Even a full-scale strike that takes out every WMD and every major North Korean military asset would probably leave something standing. And one nuke, cache of nerve gas, or batch of artillery guns would be able to do enormous damage to Seoul and/or Tokyo.

A massive strike that kills Kim and takes out most of the nukes creates that power vacuum discussed above, as well as the humanitarian crisis of the century. And a more limited strike assumes Kim KNOWS it’s a limited strike and doesn’t retaliate.

Who on earth would want to take that risk with so many lives on the line? If North Korea pops off its sixth nuclear test, President Trump might feel like he has no choice but to be the one rolling the dice.

Nothing happens, and the situation tamps down

I really believe this is the most likely scenario. And not because I’m a fan of any of the people leading this cliff dive.

Nobody has anything to gain by attacking anyone, and deep down, it’s likely everyone involved knows it. I’m not saying either Kim or President Trump are rational people. They aren’t. But I’m willing to say they aren’t suicidal, and that they’d rather keep the power they have than risk it here and now.

The Korean stalemate has held for 60+ years, through the collapse of the Soviet Union, the brutal famine of the 1990s, and countless incursions and incidents, many of which cost actual lives. South Korea didn’t even take the bait in 2010 when North Korea attack a South Korean island. The sides traded shells, but cooler heads somehow prevailed.

Against all odds, the postwar years have seen a remarkable ability of humanity to not do the worst thing possible when it came to nuclear weapons.

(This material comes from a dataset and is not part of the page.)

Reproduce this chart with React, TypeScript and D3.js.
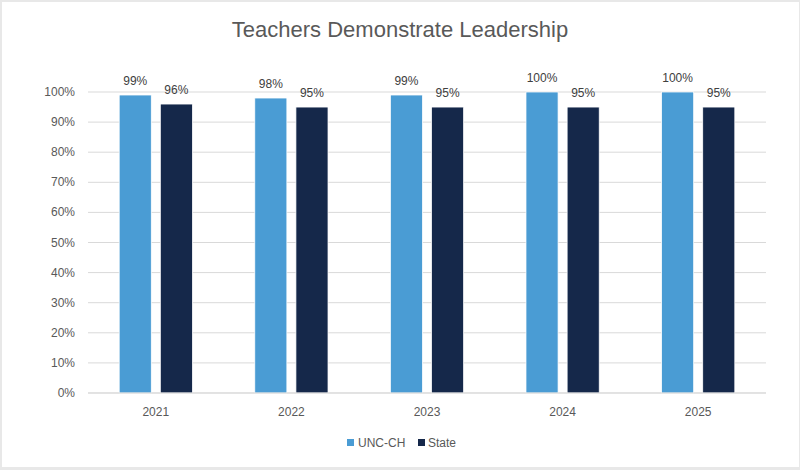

We survived the Cuban Missile Crisis, the 1983 war scare, countless technical glitches and panicked phone calls, and Boris Yeltsin being the only person in history to open a nuclear briefcase with the possibility of launching.

Humanity got through it, even when beset by paranoia and incompetence. And we can get through this.

Kim is the god king of a nation, and Trump has a lot of nice hotels. It would be a shame if something happened to either one.